India’s interests in Sri Lanka were salvaged not by clever strategy but because a pro-China leader happened to be voted out of power, when Sirisena defeated Rajapaksa in the 2015 elections. India’s advantage is tenuous and temporary. Last month, Sirisena joined hands with Rajapaksa to try and reintroduce him as prime minister, a move narrowly defeated in parliament. Elections in January may decide the foreign balance of power within Sri Lanka.

Even Pakistan, China’s “iron brother”, has discovered the pitfalls that accompany Beijing’s largesse. The China-Pakistan Economic Corridor (CPEC) initially seemed a godsend for Pakistan’s development but a closer look at the fine print convinced Islamabad that high-interest loans baked into the project would eventually benefit China more than Pakistan. Newly elected Prime Minister Imran Khan visited Beijing earlier this month and reportedly urged projects be scaled back. However, China’s vice foreign minister Kong Xuanyou declared: “There is no change at all. If there were, it would only be to increase, not decrease [the number of projects].”

Shyam Saran, the former Indian foreign secretary, said countries accepting loans from China will need to learn this lesson the hard way.

“Like other countries, Pakistan is discovering the difficulty in walking back from China’s economic proposals, especially those related to the Belt and Road Initiative,” Saran said. “A reduction of China’s role is possible only at heavy political cost. Pakistan can limit its further exposure but not reduce what it has already committed to.”

What can India do?

Political good fortune notwithstanding, India has not developed the strategic capability to confront and turn back China’s geo-economic offensive. The harsh reality: it simply cannot match China’s financial resources. New Delhi has some countervailing advantages, including geographic proximity to the countries being wooed and, in economic terms, it can promote regional connectivity as the largest transit country for all its neighbours.

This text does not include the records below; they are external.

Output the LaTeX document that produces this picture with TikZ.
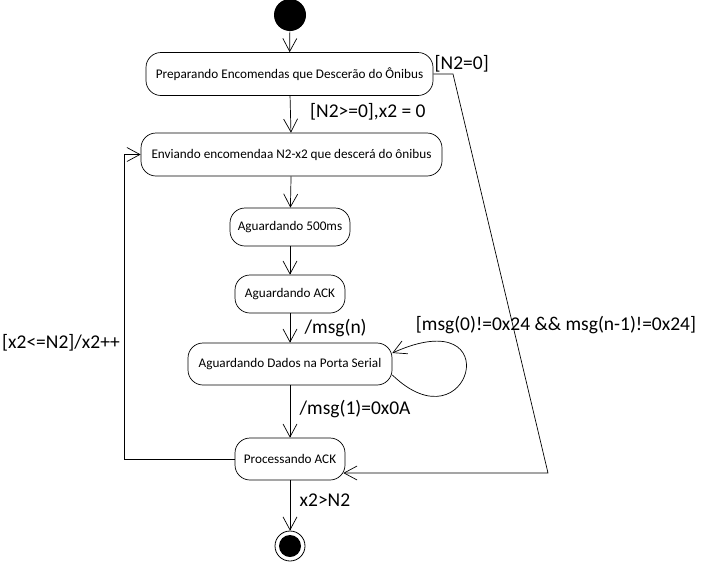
\documentclass[tikz,border=0pt]{standalone}
\usepackage{fontspec}
\setmainfont{Carlito}
\usetikzlibrary{arrows.meta}

\begin{document}
\begin{tikzpicture}[x=1pt,y=-1pt,auto,line width=0.7pt,>={Straight Barb[length=13pt,width=14pt]}]
            \useasboundingbox (0,0) rectangle (702,563);
            \begin{scope}[every node/.style={draw=black,rounded corners=15pt,minimum height=43pt,font=\fontsize{13.2}{15}\selectfont}]
                \node[minimum width=287pt] (prep) at (289.5,74) {Preparando Encomendas que Descerão do Ônibus};
                \node[minimum width=301pt] (env) at (291.5,154.5) {Enviando encomendaa N2-x2 que descerá do ônibus};
                \node[minimum width=120pt,minimum height=38pt] (w500) at (290,227) {Aguardando 500ms};
                \node[minimum width=110pt,minimum height=38pt] (ack) at (290,294) {Aguardando ACK};
                \node[minimum width=204pt,minimum height=42pt] (dados) at (290,364) {Aguardando Dados na Porta Serial};
                \node[minimum width=110pt,minimum height=42pt] (proc) at (290,459) {Processando ACK};
            \end{scope}
            \node[circle,fill=black,minimum size=32pt,inner sep=0pt] (ini) at (290,15) {};
            \node[circle,draw=black,thick,minimum size=30pt,inner sep=0pt] (fim) at (290,546) {};
            \node[circle,fill=black,minimum size=22pt,inner sep=0pt] at (fim) {};
            \coordinate (c1) at (453,74);
            \coordinate (c2) at (548,473);
            \begin{scope}[every node/.style={font=\fontsize{19.5}{22}\selectfont}]
                \draw[->] (ini) -- (prep);
                \draw[->] (prep) -- node[right=16pt,yshift=2pt]{[N2>=0],x2 = 0} (env);
                \draw[->] (env) -- (w500);
                \draw[->] (w500) -- (ack);
                \draw[->] (ack) -- node[right=11pt]{/msg(n)} (dados);
                \draw[->] (dados) -- node[right=6pt,yshift=2pt]{/msg(1)=0x0A} (proc);
                \draw[->] (proc) -- node[right=6pt,yshift=5pt]{x2>N2} (fim);
                \draw[->] ([yshift=-11pt]dados.east) .. controls (470,450) and (510,300) .. ([yshift=11pt]dados.east)
                    node at (556,325) {[msg(0)!=0x24 \&\& msg(n-1)!=0x24]};
                \draw[->] (proc.west) -| ([xshift=-16pt]env.west) -- (env.west);
                \node at (61,343) {[x2<=N2]/x2++};
                \draw[->] (prep.east) -- (c1) -- (c2) -- ([yshift=-14pt,xshift=-2pt]proc.east);
                \node[anchor=south west,inner sep=1pt] at (prep.east) {[N2=0]};
            \end{scope}
        \end{tikzpicture}
\end{document}
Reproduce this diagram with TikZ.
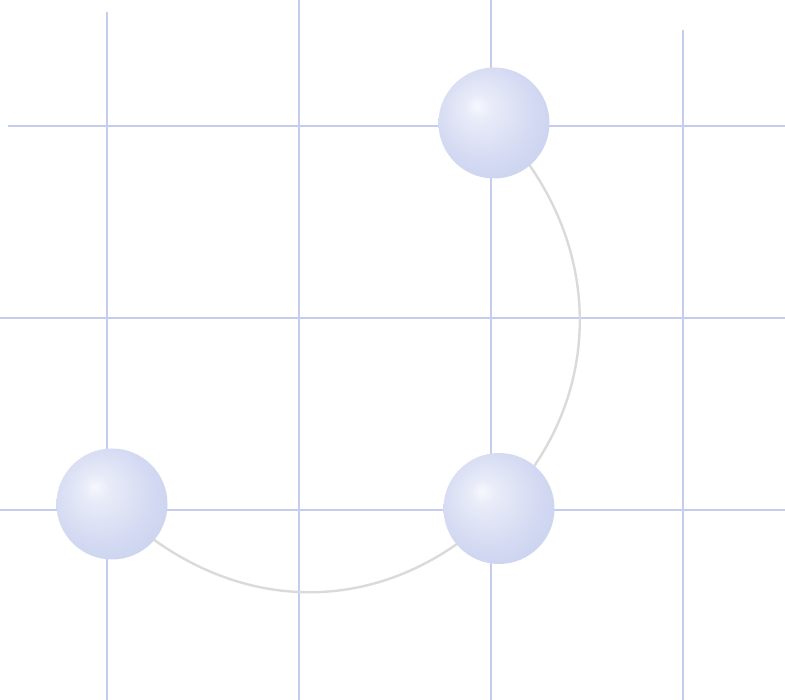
\documentclass[tikz,border=0pt]{standalone}
\usepackage{tikz}
\usepackage{xcolor}
\definecolor{gridblue}{HTML}{C4CDEE}
\definecolor{arcgray}{HTML}{DADADA}
\definecolor{ballhi}{HTML}{F7F8FD}
\definecolor{ballglow}{HTML}{E8EBF8}
\definecolor{ballmid}{HTML}{D4DAF2}
\definecolor{balledge}{HTML}{B8C4E9}
\pgfdeclareradialshading{ballshade}{\pgfpoint{-8bp}{8bp}}{%
  color(0bp)=(ballhi); color(6bp)=(ballglow); color(22bp)=(ballmid);
  color(50bp)=(balledge)}

\begin{document}
\begin{tikzpicture}[x=1pt, y=1pt,
  grid/.style={draw=gridblue, line width=1.2pt},
  ball/.style={circle, inner sep=0pt, minimum size=111pt, shading=ballshade},
  orbit/.style={draw=arcgray, line width=2.4pt}]
  \useasboundingbox (0,0) rectangle (785,700);
  % grid
  \draw[grid] (107,688) -- (107,0);
  \draw[grid] (299,700) -- (299,0);
  \draw[grid] (491,700) -- (491,0);
  \draw[grid] (683,670) -- (683,0);
  \draw[grid] (8,574) -- (785,574);
  \draw[grid] (0,382) -- (785,382);
  \draw[grid] (0,190) -- (785,190);
  % sphere centres, arcs behind the spheres
  \coordinate (top) at (494,577);
  \coordinate (left) at (112,196);
  \coordinate (right) at (499,191.5);
  \draw[orbit] (left) to[out=-45, in=-135, looseness=1.07] (right);
  \draw[orbit] (right) to[out=45, in=-45, looseness=1.04] (top);
  % spheres
  \node[ball] (topball) at (top) {};
  \node[ball] (leftball) at (left) {};
  \node[ball] (rightball) at (right) {};
\end{tikzpicture}
\end{document}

This would require the building of not only physical infrastructure but also the dismantling of tariff and non-tariff barriers that delay delivery of goods and services. At the Indo-Nepal border, for example, trucks queue for miles, awaiting clearance.

India also must also address limitations in creating connectivity structures with its neighbours. Many outreach initiatives founder against the politics of local economies. Bangladesh, for example, seeks to export textiles and fishery products to India but Indian trade lobbies object, preferring to protect the same sectors locally.

Politically, New Delhi has yet to pursue and sustain high-level political interaction with its neighbours. Relations with key interlocutors, such as Pakistan, remain episodic and mired in confrontation. With India’s Ministry of External Affairs woefully understaffed, there is a lack of commitment to coordinating strategic, commercial and military initiatives.

The United States embassy in New Delhi reportedly has more diplomats than the Indian foreign ministry’s offices in that city. If India is to challenge China’s advances in the Indian Ocean region, practical capability creation will count for more than mere political good fortune.

During Modi’s visit to Male, President Solih gave him a detailed brief on what the joint statement termed “the dire economic situation facing the country as he takes office”. Solih asked for Indian help in building houses, and establishing water and sewerage systems in the outlying islands.

Such projects are well within India’s capability, even though they are a far cry from the grandiose infrastructure projects the Chinese are so good at.

But then, look at where that got them.